==== Raw data ====
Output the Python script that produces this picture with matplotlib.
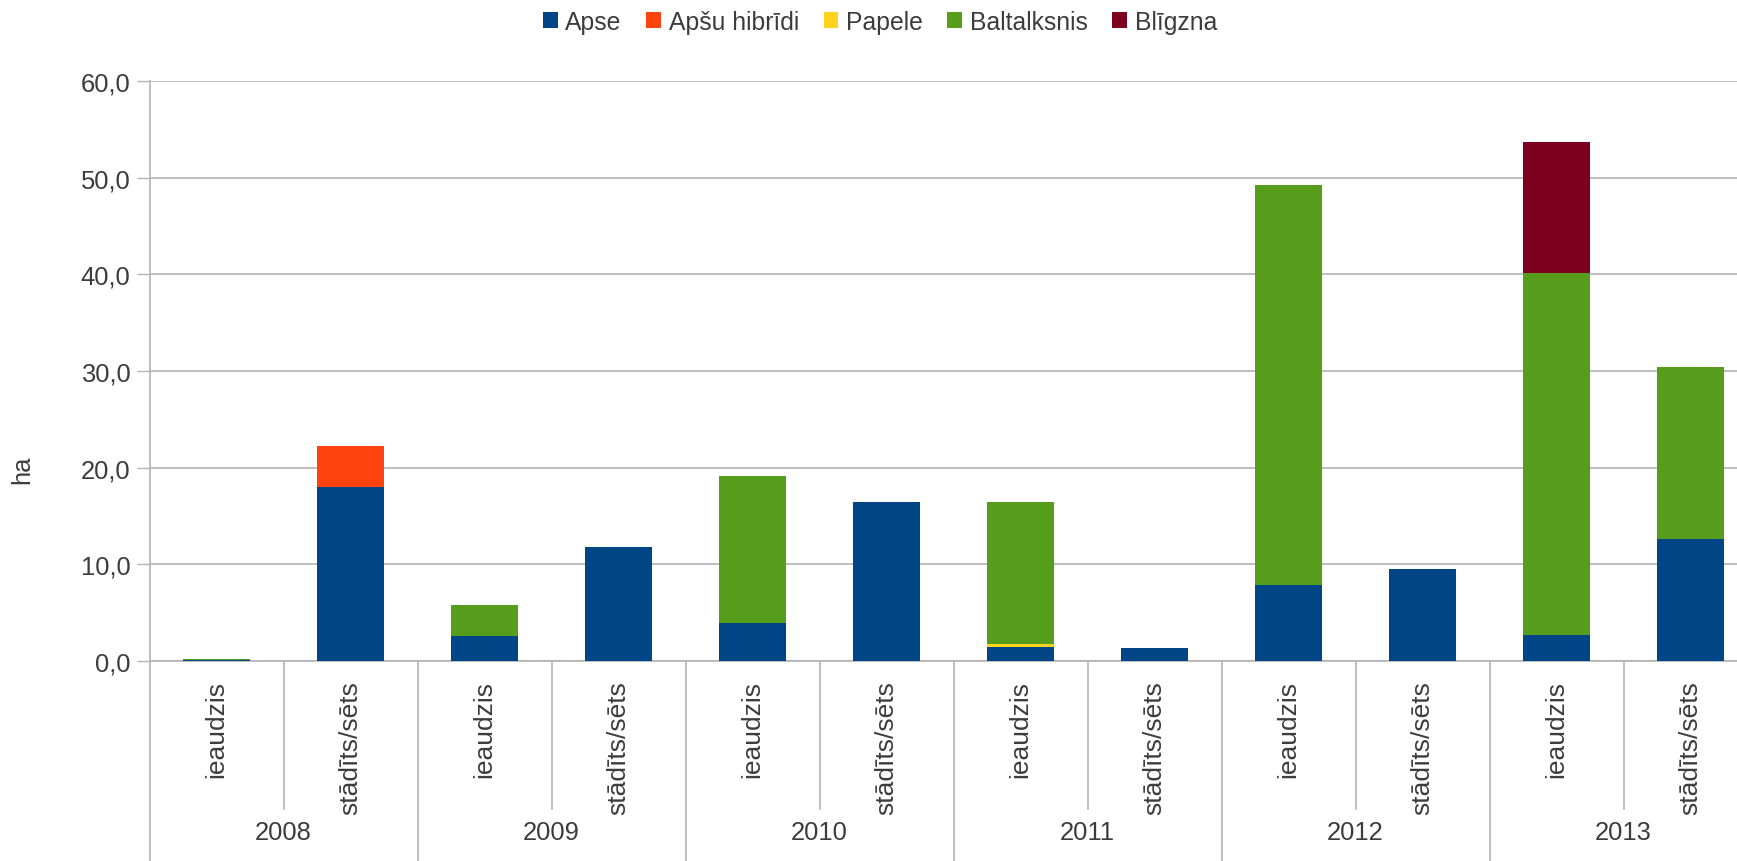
import matplotlib
matplotlib.use("Agg")
import matplotlib.pyplot as plt
import matplotlib.transforms as mtransforms
import numpy as np

years = ["2008", "2009", "2010", "2011", "2012", "2013"]
kinds = ["ieaudzis", "stādīts/sēts"]
categories = [k for y in years for k in kinds]

series_names = ["Apse", "Apšu hibrīdi", "Papele", "Baltalksnis", "Blīgzna"]
apse        = [0.1, 18.0, 2.6, 11.8, 3.9, 16.5, 1.5, 1.3, 7.9, 9.5, 2.7, 12.6]
apsu_hib    = [0.0, 4.2, 0.0, 0.0, 0.0, 0.0, 0.0, 0.0, 0.0, 0.0, 0.0, 0.0]
papele      = [0.0, 0.0, 0.0, 0.0, 0.0, 0.0, 0.3, 0.0, 0.0, 0.0, 0.0, 0.0]
baltalksnis = [0.1, 0.0, 3.2, 0.0, 15.2, 0.0, 14.6, 0.0, 41.3, 0.0, 37.4, 17.8]
bligzna     = [0.0, 0.0, 0.0, 0.0, 0.0, 0.0, 0.0, 0.0, 0.0, 0.0, 13.6, 0.0]
series = [apse, apsu_hib, papele, baltalksnis, bligzna]
colors = ["#004586", "#ff420e", "#ffd320", "#579d1c", "#7e0021"]
yticks = [0, 10, 20, 30, 40, 50, 60]

plt.rcParams['font.family'] = ['Liberation Sans', 'DejaVu Sans']
txt = "#3c3c3c"
grid_c = "#b3b3b3"
fs = 18.4

W, H = 1737, 862
fig = plt.figure(figsize=(W / 100, H / 100), dpi=100)
ax_left, ax_right = 149.6, 1757.6
ax_top, ax_bot = 82, 662
ax = fig.add_axes([ax_left / W, (H - ax_bot) / H, (ax_right - ax_left) / W, (ax_bot - ax_top) / H])

x = np.arange(len(categories))
bottom = np.zeros(len(categories))
handles = []
for name, vals, c in zip(series_names, series, colors):
    v = np.array(vals)
    b = ax.bar(x, v, 0.5, bottom=bottom, color=c, label=name, zorder=3, linewidth=0)
    handles.append(b)
    bottom += v

ax.set_xlim(-0.5, len(categories) - 0.5)
ax.set_ylim(0, 60)
ax.set_yticks(yticks)
ax.set_yticklabels([f"{t:.1f}".replace(".", ",") for t in yticks], fontsize=fs, color=txt)
ax.yaxis.grid(True, color=grid_c, linewidth=1.2, zorder=0)
ax.set_axisbelow(True)
ax.tick_params(axis='y', length=9.4, width=1, color=grid_c, pad=4.5)

ax.set_xticks(x)
ax.set_xticklabels(categories, rotation=90, fontsize=fs + 0.6, color=txt, va='top', ha='center')
ax.tick_params(axis='x', length=0, pad=14)

for s in ["top", "right"]:
    ax.spines[s].set_visible(False)
ax.spines["left"].set_color(grid_c)
ax.spines["bottom"].set_color(grid_c)
ax.spines["left"].set_linewidth(1.2)
ax.spines["bottom"].set_linewidth(1.2)

trans = mtransforms.blended_transform_factory(ax.transData, ax.transAxes)
axh = ax_bot - ax_top
inner_end = -(810 - ax_bot) / axh
outer_end = -(H - ax_bot + 2) / axh
for i in range(len(categories) + 1):
    xs = i - 0.5
    end = outer_end if i % 2 == 0 else inner_end
    ax.plot([xs, xs], [0, end], transform=trans, color=grid_c, linewidth=1.2, clip_on=False)

year_y = -(833 - ax_bot) / axh
for g, yr in enumerate(years):
    ax.text(2 * g + 0.5, year_y, yr, transform=trans, ha='center', va='center', fontsize=fs, color=txt)

fig.text(22 / W, 1 - 470 / H, "ha", rotation=90, ha='center', va='center', fontsize=fs, color=txt)

fig.legend(handles=handles, labels=series_names, loc='center', bbox_to_anchor=(880 / W, 1 - 23 / H),
           ncol=5, frameon=False, fontsize=17.8, handlelength=0.6, handleheight=0.6,
           handletextpad=0.3, columnspacing=1.0, labelcolor=txt)

fig.savefig("out.png", dpi=100)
====
Repeat the material above in full and exactly, omitting the pictures.

**Answer below**
Output the Python script that produces this picture with matplotlib.
import matplotlib
matplotlib.use("Agg")
import matplotlib.pyplot as plt
import matplotlib.transforms as mtransforms
import numpy as np

years = ["2008", "2009", "2010", "2011", "2012", "2013"]
kinds = ["ieaudzis", "stādīts/sēts"]
categories = [k for y in years for k in kinds]

series_names = ["Apse", "Apšu hibrīdi", "Papele", "Baltalksnis", "Blīgzna"]
apse        = [0.1, 18.0, 2.6, 11.8, 3.9, 16.5, 1.5, 1.3, 7.9, 9.5, 2.7, 12.6]
apsu_hib    = [0.0, 4.2, 0.0, 0.0, 0.0, 0.0, 0.0, 0.0, 0.0, 0.0, 0.0, 0.0]
papele      = [0.0, 0.0, 0.0, 0.0, 0.0, 0.0, 0.3, 0.0, 0.0, 0.0, 0.0, 0.0]
baltalksnis = [0.1, 0.0, 3.2, 0.0, 15.2, 0.0, 14.6, 0.0, 41.3, 0.0, 37.4, 17.8]
bligzna     = [0.0, 0.0, 0.0, 0.0, 0.0, 0.0, 0.0, 0.0, 0.0, 0.0, 13.6, 0.0]
series = [apse, apsu_hib, papele, baltalksnis, bligzna]
colors = ["#004586", "#ff420e", "#ffd320", "#579d1c", "#7e0021"]
yticks = [0, 10, 20, 30, 40, 50, 60]

plt.rcParams['font.family'] = ['Liberation Sans', 'DejaVu Sans']
txt = "#3c3c3c"
grid_c = "#b3b3b3"
fs = 18.4

W, H = 1737, 862
fig = plt.figure(figsize=(W / 100, H / 100), dpi=100)
ax_left, ax_right = 149.6, 1757.6
ax_top, ax_bot = 82, 662
ax = fig.add_axes([ax_left / W, (H - ax_bot) / H, (ax_right - ax_left) / W, (ax_bot - ax_top) / H])

x = np.arange(len(categories))
bottom = np.zeros(len(categories))
handles = []
for name, vals, c in zip(series_names, series, colors):
    v = np.array(vals)
    b = ax.bar(x, v, 0.5, bottom=bottom, color=c, label=name, zorder=3, linewidth=0)
    handles.append(b)
    bottom += v

ax.set_xlim(-0.5, len(categories) - 0.5)
ax.set_ylim(0, 60)
ax.set_yticks(yticks)
ax.set_yticklabels([f"{t:.1f}".replace(".", ",") for t in yticks], fontsize=fs, color=txt)
ax.yaxis.grid(True, color=grid_c, linewidth=1.2, zorder=0)
ax.set_axisbelow(True)
ax.tick_params(axis='y', length=9.4, width=1, color=grid_c, pad=4.5)

ax.set_xticks(x)
ax.set_xticklabels(categories, rotation=90, fontsize=fs + 0.6, color=txt, va='top', ha='center')
ax.tick_params(axis='x', length=0, pad=14)

for s in ["top", "right"]:
    ax.spines[s].set_visible(False)
ax.spines["left"].set_color(grid_c)
ax.spines["bottom"].set_color(grid_c)
ax.spines["left"].set_linewidth(1.2)
ax.spines["bottom"].set_linewidth(1.2)

trans = mtransforms.blended_transform_factory(ax.transData, ax.transAxes)
axh = ax_bot - ax_top
inner_end = -(810 - ax_bot) / axh
outer_end = -(H - ax_bot + 2) / axh
for i in range(len(categories) + 1):
    xs = i - 0.5
    end = outer_end if i % 2 == 0 else inner_end
    ax.plot([xs, xs], [0, end], transform=trans, color=grid_c, linewidth=1.2, clip_on=False)

year_y = -(833 - ax_bot) / axh
for g, yr in enumerate(years):
    ax.text(2 * g + 0.5, year_y, yr, transform=trans, ha='center', va='center', fontsize=fs, color=txt)

fig.text(22 / W, 1 - 470 / H, "ha", rotation=90, ha='center', va='center', fontsize=fs, color=txt)

fig.legend(handles=handles, labels=series_names, loc='center', bbox_to_anchor=(880 / W, 1 - 23 / H),
           ncol=5, frameon=False, fontsize=17.8, handlelength=0.6, handleheight=0.6,
           handletextpad=0.3, columnspacing=1.0, labelcolor=txt)

fig.savefig("out.png", dpi=100)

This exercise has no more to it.